_Exercise task_
Emit the data below verbatim, stripping out any pictures.

_Supplied information_
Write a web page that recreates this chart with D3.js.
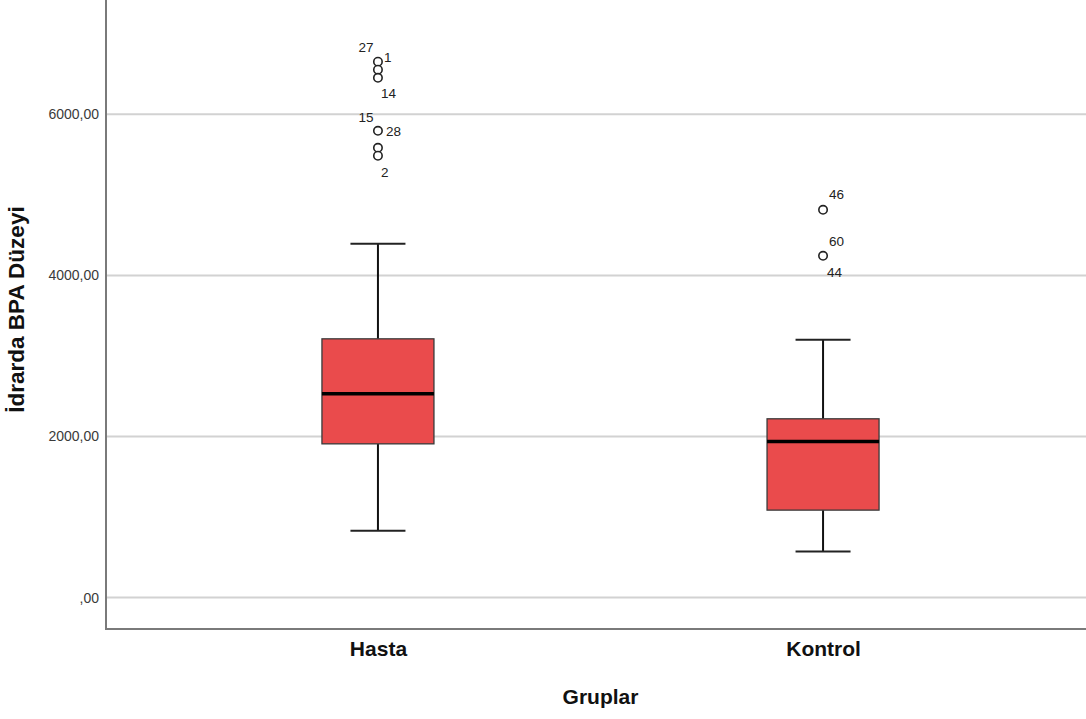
<!DOCTYPE html>
<html>
<head>
<meta charset="utf-8">
<script src="https://cdn.jsdelivr.net/npm/d3@7"></script>
<style>
  body { margin: 0; background: #ffffff; }
  svg { display: block; font-family: "Liberation Sans", Arial, sans-serif; }
</style>
</head>
<body>
<div id="chart"></div>
<script>
// groups and box statistics
var groups = ["Hasta", "Kontrol"];
var whiskerLow = [829, 571];
var q1 = [1909, 1086];
var median = [2530, 1938];
var q3 = [3213, 2220];
var whiskerHigh = [4393, 3201];
var outliers = [
    [6653, 6554, 6454, 5796, 5585, 5486],
    [4815, 4244]
];
// case labels next to the outliers: group index, case id, value where label sits
var labelGroup = [0, 0, 0, 0, 0, 0, 1, 1, 1];
var labelIds = ["27", "1", "14", "15", "28", "2", "46", "60", "44"];
var labelValues = [6827, 6703, 6256, 5970, 5784, 5287, 5013, 4429, 4045];
var yTicks = [0, 2000, 4000, 6000];

drawBoxplot();

function drawBoxplot() {
    var w = 1086, h = 719;
    var left = 106, top = 0, bottom = 629, right = 1095;
    var svg = d3.select("#chart").append("svg").attr("width", w).attr("height", h);

    var y = d3.scaleLinear().domain([-390, 7420]).range([bottom, top]);
    var x = d3.scalePoint().domain(groups).range([left, right]).padding(0.611);
    var boxW = 112, capW = 55;

    // gridlines
    svg.append("g").selectAll("line").data(yTicks).enter()
        .append("line")
        .attr("x1", left).attr("x2", w)
        .attr("y1", function (d) { return y(d); })
        .attr("y2", function (d) { return y(d); })
        .attr("stroke", "#d2d2d2").attr("stroke-width", 2);

    // y axis
    var yAxis = svg.append("g").attr("transform", "translate(" + left + ",0)")
        .call(d3.axisLeft(y).tickValues(yTicks).tickSize(0).tickPadding(7)
            .tickFormat(function (d) { return d === 0 ? ",00" : d.toFixed(2).replace(".", ","); }));
    yAxis.select(".domain").remove();
    yAxis.selectAll("text").attr("font-size", "14px").attr("fill", "#3a3a3a")
        .attr("font-family", "Liberation Sans, Arial, sans-serif");

    // x axis labels
    var xAxis = svg.append("g").attr("transform", "translate(0," + bottom + ")")
        .call(d3.axisBottom(x).tickSize(0).tickPadding(12));
    xAxis.select(".domain").remove();
    xAxis.selectAll("text").attr("font-size", "21px").attr("font-weight", "bold")
        .attr("fill", "#111").attr("font-family", "Liberation Sans, Arial, sans-serif");

    // axis lines
    svg.append("line").attr("x1", left).attr("x2", left).attr("y1", 0).attr("y2", bottom + 1)
        .attr("stroke", "#7a7a7a").attr("stroke-width", 2);
    svg.append("line").attr("x1", left).attr("x2", w).attr("y1", bottom).attr("y2", bottom)
        .attr("stroke", "#7a7a7a").attr("stroke-width", 2);

    var boxes = svg.append("g").selectAll("g").data(groups).enter().append("g");

    // whiskers
    boxes.append("line")
        .attr("x1", function (d) { return x(d); }).attr("x2", function (d) { return x(d); })
        .attr("y1", function (d, i) { return y(whiskerHigh[i]); })
        .attr("y2", function (d, i) { return y(q3[i]); })
        .attr("stroke", "#111").attr("stroke-width", 2);
    boxes.append("line")
        .attr("x1", function (d) { return x(d); }).attr("x2", function (d) { return x(d); })
        .attr("y1", function (d, i) { return y(q1[i]); })
        .attr("y2", function (d, i) { return y(whiskerLow[i]); })
        .attr("stroke", "#111").attr("stroke-width", 2);
    // caps
    [whiskerHigh, whiskerLow].forEach(function (arr) {
        boxes.append("line")
            .attr("x1", function (d) { return x(d) - capW / 2; })
            .attr("x2", function (d) { return x(d) + capW / 2; })
            .attr("y1", function (d, i) { return y(arr[i]); })
            .attr("y2", function (d, i) { return y(arr[i]); })
            .attr("stroke", "#222").attr("stroke-width", 2);
    });
    // box
    boxes.append("rect")
        .attr("x", function (d) { return x(d) - boxW / 2; })
        .attr("width", boxW)
        .attr("y", function (d, i) { return y(q3[i]); })
        .attr("height", function (d, i) { return y(q1[i]) - y(q3[i]); })
        .attr("fill", "#ea4b4c").attr("stroke", "#3a3a3a").attr("stroke-width", 1.3);
    // median
    boxes.append("line")
        .attr("x1", function (d) { return x(d) - boxW / 2; })
        .attr("x2", function (d) { return x(d) + boxW / 2; })
        .attr("y1", function (d, i) { return y(median[i]); })
        .attr("y2", function (d, i) { return y(median[i]); })
        .attr("stroke", "#000").attr("stroke-width", 3.5);

    // outliers
    boxes.each(function (d, i) {
        d3.select(this).selectAll("circle").data(outliers[i]).enter()
            .append("circle")
            .attr("cx", x(d)).attr("cy", function (v) { return y(v); })
            .attr("r", 4.2)
            .attr("fill", "#fff").attr("stroke", "#222").attr("stroke-width", 1.6);
    });

    // outlier case labels
    var labelDx = [-12, 6, 3, -12, 8, 3, 6, 6, 4];
    svg.append("g").selectAll("text").data(labelIds).enter()
        .append("text")
        .attr("x", function (d, i) { return x(groups[labelGroup[i]]) + labelDx[i]; })
        .attr("y", function (d, i) { return y(labelValues[i]); })
        .attr("dy", "0.35em")
        .attr("text-anchor", function (d, i) { return labelDx[i] < 0 ? "middle" : "start"; })
        .attr("font-size", "13.5px").attr("fill", "#222")
        .text(function (d) { return d; });

    // axis titles
    svg.append("text")
        .attr("transform", "translate(24," + ((top + bottom) / 2 - 5) + ") rotate(-90)")
        .attr("text-anchor", "middle")
        .attr("font-size", "22.5px").attr("font-weight", "bold").attr("fill", "#111")
        .text("İdrarda BPA Düzeyi");
    svg.append("text")
        .attr("x", (left + right) / 2).attr("y", 704)
        .attr("text-anchor", "middle")
        .attr("font-size", "21px").attr("font-weight", "bold").attr("fill", "#111")
        .text("Gruplar");
}
</script>
</body>
</html>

_The answer_
Write a web page that recreates this chart with D3.js.
<!DOCTYPE html>
<html>
<head>
<meta charset="utf-8">
<script src="https://cdn.jsdelivr.net/npm/d3@7"></script>
<style>
  body { margin: 0; background: #ffffff; }
  svg { display: block; font-family: "Liberation Sans", Arial, sans-serif; }
</style>
</head>
<body>
<div id="chart"></div>
<script>
// groups and box statistics
var groups = ["Hasta", "Kontrol"];
var whiskerLow = [829, 571];
var q1 = [1909, 1086];
var median = [2530, 1938];
var q3 = [3213, 2220];
var whiskerHigh = [4393, 3201];
var outliers = [
    [6653, 6554, 6454, 5796, 5585, 5486],
    [4815, 4244]
];
// case labels next to the outliers: group index, case id, value where label sits
var labelGroup = [0, 0, 0, 0, 0, 0, 1, 1, 1];
var labelIds = ["27", "1", "14", "15", "28", "2", "46", "60", "44"];
var labelValues = [6827, 6703, 6256, 5970, 5784, 5287, 5013, 4429, 4045];
var yTicks = [0, 2000, 4000, 6000];

drawBoxplot();

function drawBoxplot() {
    var w = 1086, h = 719;
    var left = 106, top = 0, bottom = 629, right = 1095;
    var svg = d3.select("#chart").append("svg").attr("width", w).attr("height", h);

    var y = d3.scaleLinear().domain([-390, 7420]).range([bottom, top]);
    var x = d3.scalePoint().domain(groups).range([left, right]).padding(0.611);
    var boxW = 112, capW = 55;

    // gridlines
    svg.append("g").selectAll("line").data(yTicks).enter()
        .append("line")
        .attr("x1", left).attr("x2", w)
        .attr("y1", function (d) { return y(d); })
        .attr("y2", function (d) { return y(d); })
        .attr("stroke", "#d2d2d2").attr("stroke-width", 2);

    // y axis
    var yAxis = svg.append("g").attr("transform", "translate(" + left + ",0)")
        .call(d3.axisLeft(y).tickValues(yTicks).tickSize(0).tickPadding(7)
            .tickFormat(function (d) { return d === 0 ? ",00" : d.toFixed(2).replace(".", ","); }));
    yAxis.select(".domain").remove();
    yAxis.selectAll("text").attr("font-size", "14px").attr("fill", "#3a3a3a")
        .attr("font-family", "Liberation Sans, Arial, sans-serif");

    // x axis labels
    var xAxis = svg.append("g").attr("transform", "translate(0," + bottom + ")")
        .call(d3.axisBottom(x).tickSize(0).tickPadding(12));
    xAxis.select(".domain").remove();
    xAxis.selectAll("text").attr("font-size", "21px").attr("font-weight", "bold")
        .attr("fill", "#111").attr("font-family", "Liberation Sans, Arial, sans-serif");

    // axis lines
    svg.append("line").attr("x1", left).attr("x2", left).attr("y1", 0).attr("y2", bottom + 1)
        .attr("stroke", "#7a7a7a").attr("stroke-width", 2);
    svg.append("line").attr("x1", left).attr("x2", w).attr("y1", bottom).attr("y2", bottom)
        .attr("stroke", "#7a7a7a").attr("stroke-width", 2);

    var boxes = svg.append("g").selectAll("g").data(groups).enter().append("g");

    // whiskers
    boxes.append("line")
        .attr("x1", function (d) { return x(d); }).attr("x2", function (d) { return x(d); })
        .attr("y1", function (d, i) { return y(whiskerHigh[i]); })
        .attr("y2", function (d, i) { return y(q3[i]); })
        .attr("stroke", "#111").attr("stroke-width", 2);
    boxes.append("line")
        .attr("x1", function (d) { return x(d); }).attr("x2", function (d) { return x(d); })
        .attr("y1", function (d, i) { return y(q1[i]); })
        .attr("y2", function (d, i) { return y(whiskerLow[i]); })
        .attr("stroke", "#111").attr("stroke-width", 2);
    // caps
    [whiskerHigh, whiskerLow].forEach(function (arr) {
        boxes.append("line")
            .attr("x1", function (d) { return x(d) - capW / 2; })
            .attr("x2", function (d) { return x(d) + capW / 2; })
            .attr("y1", function (d, i) { return y(arr[i]); })
            .attr("y2", function (d, i) { return y(arr[i]); })
            .attr("stroke", "#222").attr("stroke-width", 2);
    });
    // box
    boxes.append("rect")
        .attr("x", function (d) { return x(d) - boxW / 2; })
        .attr("width", boxW)
        .attr("y", function (d, i) { return y(q3[i]); })
        .attr("height", function (d, i) { return y(q1[i]) - y(q3[i]); })
        .attr("fill", "#ea4b4c").attr("stroke", "#3a3a3a").attr("stroke-width", 1.3);
    // median
    boxes.append("line")
        .attr("x1", function (d) { return x(d) - boxW / 2; })
        .attr("x2", function (d) { return x(d) + boxW / 2; })
        .attr("y1", function (d, i) { return y(median[i]); })
        .attr("y2", function (d, i) { return y(median[i]); })
        .attr("stroke", "#000").attr("stroke-width", 3.5);

    // outliers
    boxes.each(function (d, i) {
        d3.select(this).selectAll("circle").data(outliers[i]).enter()
            .append("circle")
            .attr("cx", x(d)).attr("cy", function (v) { return y(v); })
            .attr("r", 4.2)
            .attr("fill", "#fff").attr("stroke", "#222").attr("stroke-width", 1.6);
    });

    // outlier case labels
    var labelDx = [-12, 6, 3, -12, 8, 3, 6, 6, 4];
    svg.append("g").selectAll("text").data(labelIds).enter()
        .append("text")
        .attr("x", function (d, i) { return x(groups[labelGroup[i]]) + labelDx[i]; })
        .attr("y", function (d, i) { return y(labelValues[i]); })
        .attr("dy", "0.35em")
        .attr("text-anchor", function (d, i) { return labelDx[i] < 0 ? "middle" : "start"; })
        .attr("font-size", "13.5px").attr("fill", "#222")
        .text(function (d) { return d; });

    // axis titles
    svg.append("text")
        .attr("transform", "translate(24," + ((top + bottom) / 2 - 5) + ") rotate(-90)")
        .attr("text-anchor", "middle")
        .attr("font-size", "22.5px").attr("font-weight", "bold").attr("fill", "#111")
        .text("İdrarda BPA Düzeyi");
    svg.append("text")
        .attr("x", (left + right) / 2).attr("y", 704)
        .attr("text-anchor", "middle")
        .attr("font-size", "21px").attr("font-weight", "bold").attr("fill", "#111")
        .text("Gruplar");
}
</script>
</body>
</html>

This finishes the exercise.